Not a particularly clever title, but I find my repartee isn’t at its wittiest when mini-me is getting distracted by every damn guy I pass. Maybe it’s because the weather is getting warmer or maybe it’s because I haven’t gotten laid since 1863, but I am going stir fucking crazy these days! In winter, I was pretty much head down, iPod in, tunnel vision. But now that it’s spring, I am looking around a lot and everywhere I turn there are some hot mens.


College & University: Gotta love that stretch of College from around University all the way along to Bathurst… U of T guys might be arrogant know-it-alls, but the Hart House gym must be full all the time! Love me that collegiate look. Shorts! I have to make special mention of Queen’s Park, not for its legendary outdoor gay sex at night (for reals, look it up) so much as the hunky shirtless guys running around and around that circle.

Parks In General:
Speaking of hunky shirtless guys, let’s talk about Trinity Bellwoods, Christie Pits, High Park, Queen’s Park, Winston Churchill (come on ladies, venture out of the west end once in a while) and all of the little half-block "parkettes" we have. As long as none of these beefy, likely homophobic dudes see me ogling them I’ll be in fag heaven. Whatever the reason they have for removing their shirts when exercising I don’t much care, I’m just wondering if the pants are next!

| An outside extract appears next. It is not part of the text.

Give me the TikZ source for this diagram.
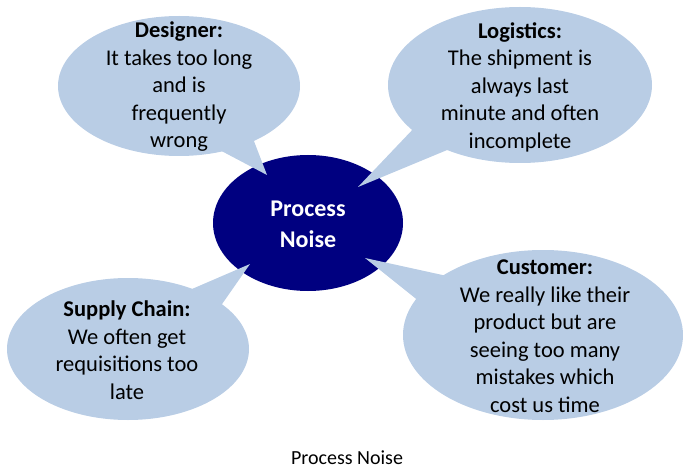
\documentclass[tikz,border=0pt]{standalone}
\usepackage{fontspec}
\setmainfont{Carlito}
\begin{document}
\begin{tikzpicture}[x=1pt,y=-1pt,
  bubblefill/.style={fill=bubble},
  saytext/.style={align=center,inner sep=0pt,text=black,
    font=\fontsize{22.5}{27.5}\selectfont},
  coretext/.style={align=center,inner sep=0pt,text=white,
    font=\fontsize{24}{31}\selectfont\bfseries},
  captext/.style={inner sep=0pt,font=\fontsize{20}{24}\selectfont}]
\definecolor{bubble}{HTML}{B9CDE5}
\definecolor{core}{HTML}{000080}
\useasboundingbox (0,0) rectangle (683,468);

% central topic
\fill[core] (308,223) ellipse [x radius=95, y radius=68];
\node[coretext] (core) at (308,224) {Process\\Noise};

% pointer tips resting on the central ellipse
\coordinate (tipD) at (267,175);
\coordinate (tipL) at (358,187);
\coordinate (tipS) at (250,264);
\coordinate (tipC) at (365,258);

% speech bubbles: body ellipse plus a triangular pointer
\fill[bubblefill] (179,86) ellipse [x radius=121, y radius=70];
\fill[bubblefill] (212,146) -- (tipD) -- (252,136) -- cycle;
\node[saytext] (designer) at (179,87)
  {\textbf{Designer:}\\It takes too long\\and is\\frequently\\wrong};

\fill[bubblefill] (520,85) ellipse [x radius=132, y radius=78];
\fill[bubblefill] (416,126) -- (tipL) -- (452,148) -- cycle;
\node[saytext] (logistics) at (520,87)
  {\textbf{Logistics:}\\The shipment is\\always last\\minute and often\\incomplete};

\fill[bubblefill] (128,349) ellipse [x radius=121, y radius=71];
\fill[bubblefill] (185,292) -- (tipS) -- (220,307) -- cycle;
\node[saytext] (supply) at (127,350)
  {\textbf{Supply Chain:}\\We often get\\requisitions too\\late};

\fill[bubblefill] (543,335) ellipse [x radius=140, y radius=85];
\fill[bubblefill] (447,276) -- (tipC) -- (420,302) -- cycle;
\node[saytext] (customer) at (545,336)
  {\textbf{Customer:}\\We really like their\\product but are\\seeing too many\\mistakes which\\cost us time};

% caption
\node[captext] (caption) at (347,458) {Process Noise};
\end{tikzpicture}
\end{document}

King & Bay: Holy shit. Dudes. In. Suits. Even the ones who dress terribly (and all you who work down there will know there are plenty) are still fucking hot. ‘Nuff said. Try Vertical, Bymark, Ki, Pravda on a Thursday night… If the typical alpha-male bravado doesn’t make you barf, it will definitely make you melt!

Parkdale: I love’ms some hipster dudes. Skinny jeans, flannel shirts in summer? Hot in more ways than one! Basically all the things I had professed to hate in previous articles I am now incredibly attracted to… I might discriminate, but my dick most certainly does not.

Anyway, gals… For all of my horniness, I do not have that mythical "spring fling" or even any potential for the most awesome "summer romance", but with my standards being as they are now, it’s only a matter of time before me and a douche with overgelled hair and flip-flops are calling each other sweetheart. Fingers crossed!